**Written task:**
Reproduce all the lines exactly as they stand, apart from the pictures.

════════════════

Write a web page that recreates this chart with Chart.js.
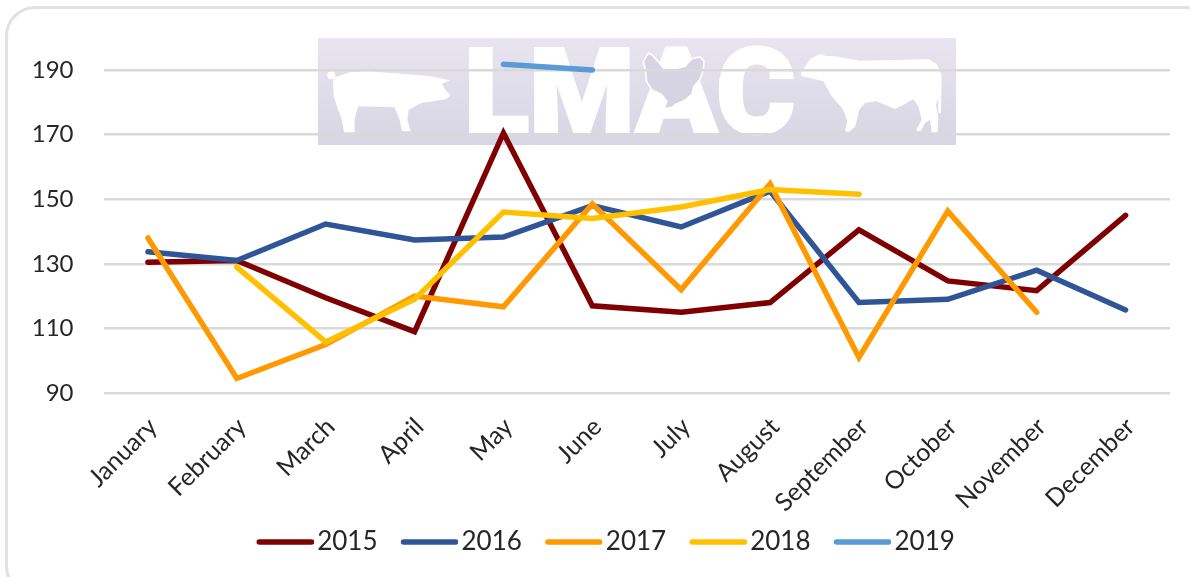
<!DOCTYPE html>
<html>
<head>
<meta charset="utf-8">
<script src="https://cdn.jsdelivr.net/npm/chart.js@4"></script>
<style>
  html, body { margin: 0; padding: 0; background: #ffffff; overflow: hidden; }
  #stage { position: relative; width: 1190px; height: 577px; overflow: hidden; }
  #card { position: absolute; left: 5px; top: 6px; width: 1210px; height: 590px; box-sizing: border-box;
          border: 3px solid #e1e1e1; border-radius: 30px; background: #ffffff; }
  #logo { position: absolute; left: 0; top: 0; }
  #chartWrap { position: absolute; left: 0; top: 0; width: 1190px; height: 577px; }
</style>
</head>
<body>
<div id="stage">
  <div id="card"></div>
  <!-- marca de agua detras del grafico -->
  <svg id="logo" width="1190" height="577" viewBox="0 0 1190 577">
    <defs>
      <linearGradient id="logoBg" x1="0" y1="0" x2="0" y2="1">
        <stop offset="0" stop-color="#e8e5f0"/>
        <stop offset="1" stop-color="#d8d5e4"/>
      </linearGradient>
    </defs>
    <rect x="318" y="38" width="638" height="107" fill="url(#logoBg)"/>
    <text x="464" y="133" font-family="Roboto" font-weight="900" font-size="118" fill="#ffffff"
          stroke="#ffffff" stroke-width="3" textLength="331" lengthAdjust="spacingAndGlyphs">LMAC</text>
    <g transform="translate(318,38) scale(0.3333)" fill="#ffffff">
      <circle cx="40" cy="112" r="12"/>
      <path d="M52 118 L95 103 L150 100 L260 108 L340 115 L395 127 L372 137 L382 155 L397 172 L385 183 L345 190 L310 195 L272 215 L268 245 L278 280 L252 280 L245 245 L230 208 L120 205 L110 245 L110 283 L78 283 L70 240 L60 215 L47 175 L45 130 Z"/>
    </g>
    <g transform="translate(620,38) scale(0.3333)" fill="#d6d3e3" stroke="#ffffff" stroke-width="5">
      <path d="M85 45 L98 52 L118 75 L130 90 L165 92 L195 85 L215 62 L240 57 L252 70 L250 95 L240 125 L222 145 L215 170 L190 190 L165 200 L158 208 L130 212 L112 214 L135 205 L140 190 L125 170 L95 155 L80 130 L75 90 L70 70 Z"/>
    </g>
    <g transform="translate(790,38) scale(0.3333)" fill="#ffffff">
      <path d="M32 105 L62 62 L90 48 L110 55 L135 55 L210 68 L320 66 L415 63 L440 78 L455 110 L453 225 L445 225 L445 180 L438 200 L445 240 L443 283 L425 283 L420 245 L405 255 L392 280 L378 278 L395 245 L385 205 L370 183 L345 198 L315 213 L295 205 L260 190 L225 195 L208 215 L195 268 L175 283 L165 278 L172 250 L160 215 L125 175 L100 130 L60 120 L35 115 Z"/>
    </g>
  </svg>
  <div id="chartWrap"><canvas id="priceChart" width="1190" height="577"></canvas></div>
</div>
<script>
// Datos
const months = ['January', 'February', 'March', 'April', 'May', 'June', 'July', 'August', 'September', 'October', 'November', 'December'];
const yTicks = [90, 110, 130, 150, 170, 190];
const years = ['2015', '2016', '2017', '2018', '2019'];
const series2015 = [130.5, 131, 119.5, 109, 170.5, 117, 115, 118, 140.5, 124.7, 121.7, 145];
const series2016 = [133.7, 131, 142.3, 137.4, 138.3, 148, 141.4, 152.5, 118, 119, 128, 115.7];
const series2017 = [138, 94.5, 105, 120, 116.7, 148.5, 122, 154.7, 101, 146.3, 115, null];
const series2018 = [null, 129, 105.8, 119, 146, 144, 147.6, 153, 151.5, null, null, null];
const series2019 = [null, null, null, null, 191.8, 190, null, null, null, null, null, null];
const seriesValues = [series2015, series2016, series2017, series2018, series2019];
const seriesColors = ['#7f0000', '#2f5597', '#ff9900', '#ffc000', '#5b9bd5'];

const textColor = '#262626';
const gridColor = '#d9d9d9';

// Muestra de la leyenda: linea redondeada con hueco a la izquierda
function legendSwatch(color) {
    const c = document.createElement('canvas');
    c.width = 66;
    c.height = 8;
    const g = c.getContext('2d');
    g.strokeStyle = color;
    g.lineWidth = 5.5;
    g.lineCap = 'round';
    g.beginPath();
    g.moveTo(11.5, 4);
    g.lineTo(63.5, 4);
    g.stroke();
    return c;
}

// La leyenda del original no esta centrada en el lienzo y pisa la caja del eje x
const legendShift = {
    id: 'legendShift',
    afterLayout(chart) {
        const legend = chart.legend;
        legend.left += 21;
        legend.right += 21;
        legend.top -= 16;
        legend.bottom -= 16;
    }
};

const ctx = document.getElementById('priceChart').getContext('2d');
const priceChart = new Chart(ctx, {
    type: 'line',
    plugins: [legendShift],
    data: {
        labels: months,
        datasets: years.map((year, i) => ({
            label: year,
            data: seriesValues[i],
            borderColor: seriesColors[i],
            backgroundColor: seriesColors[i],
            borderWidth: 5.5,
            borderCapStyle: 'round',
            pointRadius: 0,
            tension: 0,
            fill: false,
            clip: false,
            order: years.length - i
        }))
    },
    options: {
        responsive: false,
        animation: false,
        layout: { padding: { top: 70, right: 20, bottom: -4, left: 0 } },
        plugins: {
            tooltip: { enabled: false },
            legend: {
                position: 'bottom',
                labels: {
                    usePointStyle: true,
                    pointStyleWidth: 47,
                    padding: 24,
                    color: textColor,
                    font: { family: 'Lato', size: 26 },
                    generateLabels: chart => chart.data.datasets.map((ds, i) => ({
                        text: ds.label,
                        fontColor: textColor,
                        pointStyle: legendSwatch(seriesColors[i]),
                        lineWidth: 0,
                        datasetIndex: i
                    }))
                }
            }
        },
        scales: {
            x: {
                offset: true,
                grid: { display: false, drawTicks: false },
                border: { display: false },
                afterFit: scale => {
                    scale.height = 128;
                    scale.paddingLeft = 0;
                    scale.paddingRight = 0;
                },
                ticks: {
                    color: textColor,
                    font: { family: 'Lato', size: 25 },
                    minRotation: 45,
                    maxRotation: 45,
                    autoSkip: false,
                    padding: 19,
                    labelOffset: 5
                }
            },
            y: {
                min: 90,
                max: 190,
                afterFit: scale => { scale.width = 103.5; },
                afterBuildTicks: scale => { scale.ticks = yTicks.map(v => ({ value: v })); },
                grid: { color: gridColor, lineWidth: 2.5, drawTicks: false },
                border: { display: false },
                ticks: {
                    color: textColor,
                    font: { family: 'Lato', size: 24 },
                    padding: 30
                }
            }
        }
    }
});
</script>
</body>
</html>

════════════════

**Solved problem:**
Write a web page that recreates this chart with Chart.js.
<!DOCTYPE html>
<html>
<head>
<meta charset="utf-8">
<script src="https://cdn.jsdelivr.net/npm/chart.js@4"></script>
<style>
  html, body { margin: 0; padding: 0; background: #ffffff; overflow: hidden; }
  #stage { position: relative; width: 1190px; height: 577px; overflow: hidden; }
  #card { position: absolute; left: 5px; top: 6px; width: 1210px; height: 590px; box-sizing: border-box;
          border: 3px solid #e1e1e1; border-radius: 30px; background: #ffffff; }
  #logo { position: absolute; left: 0; top: 0; }
  #chartWrap { position: absolute; left: 0; top: 0; width: 1190px; height: 577px; }
</style>
</head>
<body>
<div id="stage">
  <div id="card"></div>
  <!-- marca de agua detras del grafico -->
  <svg id="logo" width="1190" height="577" viewBox="0 0 1190 577">
    <defs>
      <linearGradient id="logoBg" x1="0" y1="0" x2="0" y2="1">
        <stop offset="0" stop-color="#e8e5f0"/>
        <stop offset="1" stop-color="#d8d5e4"/>
      </linearGradient>
    </defs>
    <rect x="318" y="38" width="638" height="107" fill="url(#logoBg)"/>
    <text x="464" y="133" font-family="Roboto" font-weight="900" font-size="118" fill="#ffffff"
          stroke="#ffffff" stroke-width="3" textLength="331" lengthAdjust="spacingAndGlyphs">LMAC</text>
    <g transform="translate(318,38) scale(0.3333)" fill="#ffffff">
      <circle cx="40" cy="112" r="12"/>
      <path d="M52 118 L95 103 L150 100 L260 108 L340 115 L395 127 L372 137 L382 155 L397 172 L385 183 L345 190 L310 195 L272 215 L268 245 L278 280 L252 280 L245 245 L230 208 L120 205 L110 245 L110 283 L78 283 L70 240 L60 215 L47 175 L45 130 Z"/>
    </g>
    <g transform="translate(620,38) scale(0.3333)" fill="#d6d3e3" stroke="#ffffff" stroke-width="5">
      <path d="M85 45 L98 52 L118 75 L130 90 L165 92 L195 85 L215 62 L240 57 L252 70 L250 95 L240 125 L222 145 L215 170 L190 190 L165 200 L158 208 L130 212 L112 214 L135 205 L140 190 L125 170 L95 155 L80 130 L75 90 L70 70 Z"/>
    </g>
    <g transform="translate(790,38) scale(0.3333)" fill="#ffffff">
      <path d="M32 105 L62 62 L90 48 L110 55 L135 55 L210 68 L320 66 L415 63 L440 78 L455 110 L453 225 L445 225 L445 180 L438 200 L445 240 L443 283 L425 283 L420 245 L405 255 L392 280 L378 278 L395 245 L385 205 L370 183 L345 198 L315 213 L295 205 L260 190 L225 195 L208 215 L195 268 L175 283 L165 278 L172 250 L160 215 L125 175 L100 130 L60 120 L35 115 Z"/>
    </g>
  </svg>
  <div id="chartWrap"><canvas id="priceChart" width="1190" height="577"></canvas></div>
</div>
<script>
// Datos
const months = ['January', 'February', 'March', 'April', 'May', 'June', 'July', 'August', 'September', 'October', 'November', 'December'];
const yTicks = [90, 110, 130, 150, 170, 190];
const years = ['2015', '2016', '2017', '2018', '2019'];
const series2015 = [130.5, 131, 119.5, 109, 170.5, 117, 115, 118, 140.5, 124.7, 121.7, 145];
const series2016 = [133.7, 131, 142.3, 137.4, 138.3, 148, 141.4, 152.5, 118, 119, 128, 115.7];
const series2017 = [138, 94.5, 105, 120, 116.7, 148.5, 122, 154.7, 101, 146.3, 115, null];
const series2018 = [null, 129, 105.8, 119, 146, 144, 147.6, 153, 151.5, null, null, null];
const series2019 = [null, null, null, null, 191.8, 190, null, null, null, null, null, null];
const seriesValues = [series2015, series2016, series2017, series2018, series2019];
const seriesColors = ['#7f0000', '#2f5597', '#ff9900', '#ffc000', '#5b9bd5'];

const textColor = '#262626';
const gridColor = '#d9d9d9';

// Muestra de la leyenda: linea redondeada con hueco a la izquierda
function legendSwatch(color) {
    const c = document.createElement('canvas');
    c.width = 66;
    c.height = 8;
    const g = c.getContext('2d');
    g.strokeStyle = color;
    g.lineWidth = 5.5;
    g.lineCap = 'round';
    g.beginPath();
    g.moveTo(11.5, 4);
    g.lineTo(63.5, 4);
    g.stroke();
    return c;
}

// La leyenda del original no esta centrada en el lienzo y pisa la caja del eje x
const legendShift = {
    id: 'legendShift',
    afterLayout(chart) {
        const legend = chart.legend;
        legend.left += 21;
        legend.right += 21;
        legend.top -= 16;
        legend.bottom -= 16;
    }
};

const ctx = document.getElementById('priceChart').getContext('2d');
const priceChart = new Chart(ctx, {
    type: 'line',
    plugins: [legendShift],
    data: {
        labels: months,
        datasets: years.map((year, i) => ({
            label: year,
            data: seriesValues[i],
            borderColor: seriesColors[i],
            backgroundColor: seriesColors[i],
            borderWidth: 5.5,
            borderCapStyle: 'round',
            pointRadius: 0,
            tension: 0,
            fill: false,
            clip: false,
            order: years.length - i
        }))
    },
    options: {
        responsive: false,
        animation: false,
        layout: { padding: { top: 70, right: 20, bottom: -4, left: 0 } },
        plugins: {
            tooltip: { enabled: false },
            legend: {
                position: 'bottom',
                labels: {
                    usePointStyle: true,
                    pointStyleWidth: 47,
                    padding: 24,
                    color: textColor,
                    font: { family: 'Lato', size: 26 },
                    generateLabels: chart => chart.data.datasets.map((ds, i) => ({
                        text: ds.label,
                        fontColor: textColor,
                        pointStyle: legendSwatch(seriesColors[i]),
                        lineWidth: 0,
                        datasetIndex: i
                    }))
                }
            }
        },
        scales: {
            x: {
                offset: true,
                grid: { display: false, drawTicks: false },
                border: { display: false },
                afterFit: scale => {
                    scale.height = 128;
                    scale.paddingLeft = 0;
                    scale.paddingRight = 0;
                },
                ticks: {
                    color: textColor,
                    font: { family: 'Lato', size: 25 },
                    minRotation: 45,
                    maxRotation: 45,
                    autoSkip: false,
                    padding: 19,
                    labelOffset: 5
                }
            },
            y: {
                min: 90,
                max: 190,
                afterFit: scale => { scale.width = 103.5; },
                afterBuildTicks: scale => { scale.ticks = yTicks.map(v => ({ value: v })); },
                grid: { color: gridColor, lineWidth: 2.5, drawTicks: false },
                border: { display: false },
                ticks: {
                    color: textColor,
                    font: { family: 'Lato', size: 24 },
                    padding: 30
                }
            }
        }
    }
});
</script>
</body>
</html>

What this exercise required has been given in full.